Tomato (Solanum lycopersicum)
- Maturity: 80 days
- Type: Heirloom
- Vine: Indeterminate
- Plant height: 9 feet
- Fruit weight: 6 to 24 oz
- Leaf: Regular leaf
- Color: Dusky red, green shoulders
- Shape: Beefsteak

= Mr. Stripey =

Tomato cultivar

Mr. Stripey (sometimes confused with Tigerella) is a type of heirloom tomato with unusually small leaves and a mix of a yellow and red color that can fool some growers into thinking they are picking an unripe tomato.

Under good conditions in size, shape and internal structure it may be considered a "beefsteak".
Tigerella is generally smaller than the Mr Stripey variety and the colors are less defined. They are actually two distinct heirloom varieties. Tigerella isn't as sweet or "low-acid" as the Mr. Stripey variety, either. Like other heirloom varieties, Mr. Stripey has an appearance that differs considerably from other tomatoes. In coloration, it is more yellow near the stem and more red towards its underside, with gentle stripes of red and yellow blending into each other along the sides. This coloration may extend into the interior of the fruit, which tends to be more yellow than red.

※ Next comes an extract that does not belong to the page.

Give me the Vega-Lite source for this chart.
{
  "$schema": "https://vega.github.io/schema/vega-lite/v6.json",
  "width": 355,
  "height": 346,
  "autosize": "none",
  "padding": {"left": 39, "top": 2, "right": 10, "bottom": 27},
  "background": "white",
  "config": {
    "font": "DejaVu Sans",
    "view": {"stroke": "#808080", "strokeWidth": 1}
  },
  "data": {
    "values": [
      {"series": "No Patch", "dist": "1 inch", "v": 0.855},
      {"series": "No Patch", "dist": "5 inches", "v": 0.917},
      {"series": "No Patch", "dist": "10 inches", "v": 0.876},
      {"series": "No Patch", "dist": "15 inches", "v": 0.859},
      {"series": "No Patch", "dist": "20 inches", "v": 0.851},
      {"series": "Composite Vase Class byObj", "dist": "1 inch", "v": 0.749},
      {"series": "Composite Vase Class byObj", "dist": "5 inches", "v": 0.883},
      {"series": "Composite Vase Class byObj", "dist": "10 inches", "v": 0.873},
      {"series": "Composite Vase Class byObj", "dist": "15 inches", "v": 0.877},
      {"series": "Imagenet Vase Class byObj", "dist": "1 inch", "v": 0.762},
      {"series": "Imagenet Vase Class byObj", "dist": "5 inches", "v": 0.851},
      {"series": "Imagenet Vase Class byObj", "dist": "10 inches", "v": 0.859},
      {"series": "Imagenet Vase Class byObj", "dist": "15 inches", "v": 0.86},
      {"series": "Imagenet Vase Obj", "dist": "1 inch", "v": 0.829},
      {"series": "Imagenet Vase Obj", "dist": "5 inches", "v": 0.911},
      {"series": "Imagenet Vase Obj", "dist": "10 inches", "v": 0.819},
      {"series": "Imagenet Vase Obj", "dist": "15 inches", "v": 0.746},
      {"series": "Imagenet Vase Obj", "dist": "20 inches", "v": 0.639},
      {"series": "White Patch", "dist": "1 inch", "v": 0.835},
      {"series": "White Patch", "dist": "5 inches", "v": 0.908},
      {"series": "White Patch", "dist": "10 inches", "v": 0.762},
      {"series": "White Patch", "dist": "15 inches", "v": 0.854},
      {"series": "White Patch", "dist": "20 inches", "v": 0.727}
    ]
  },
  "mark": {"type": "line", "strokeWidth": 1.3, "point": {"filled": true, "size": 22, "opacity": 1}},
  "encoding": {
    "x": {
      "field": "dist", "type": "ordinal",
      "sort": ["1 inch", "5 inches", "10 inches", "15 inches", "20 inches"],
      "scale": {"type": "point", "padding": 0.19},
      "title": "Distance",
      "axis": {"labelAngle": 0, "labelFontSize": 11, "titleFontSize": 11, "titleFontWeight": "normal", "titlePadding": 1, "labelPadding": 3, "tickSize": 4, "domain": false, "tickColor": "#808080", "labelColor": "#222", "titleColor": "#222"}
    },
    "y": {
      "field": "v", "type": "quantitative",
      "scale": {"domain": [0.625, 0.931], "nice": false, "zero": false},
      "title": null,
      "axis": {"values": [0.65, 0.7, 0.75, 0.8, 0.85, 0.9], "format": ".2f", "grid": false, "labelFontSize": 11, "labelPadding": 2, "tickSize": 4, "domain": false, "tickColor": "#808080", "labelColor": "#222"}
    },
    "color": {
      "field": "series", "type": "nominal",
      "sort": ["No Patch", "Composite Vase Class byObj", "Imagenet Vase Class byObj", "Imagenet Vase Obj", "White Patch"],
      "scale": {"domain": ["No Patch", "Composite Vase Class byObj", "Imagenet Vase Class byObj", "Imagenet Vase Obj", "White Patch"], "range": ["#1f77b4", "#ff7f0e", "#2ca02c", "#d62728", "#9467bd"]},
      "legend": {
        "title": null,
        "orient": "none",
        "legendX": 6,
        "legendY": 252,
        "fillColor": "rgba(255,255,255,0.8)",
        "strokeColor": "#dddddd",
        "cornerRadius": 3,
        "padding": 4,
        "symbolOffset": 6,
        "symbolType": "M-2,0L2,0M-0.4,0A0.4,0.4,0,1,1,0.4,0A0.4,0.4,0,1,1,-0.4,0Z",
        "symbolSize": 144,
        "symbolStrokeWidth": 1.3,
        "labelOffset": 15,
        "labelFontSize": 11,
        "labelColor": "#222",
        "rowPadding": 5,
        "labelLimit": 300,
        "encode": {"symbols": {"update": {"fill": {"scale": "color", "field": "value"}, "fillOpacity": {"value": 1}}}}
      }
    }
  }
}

When conditions are right and the fruit is fully ripe, the taste will be surprisingly sweet and mild, superior to most store bought varieties. The mild character of the tomato flavor is best used where it is intended to blend in with other flavors, such as in a pasta sauce or salad. The flavor in good conditions and when fully ripe is pleasingly sweet when sliced raw. The ripe flesh is soft, juicy, and extremely tender.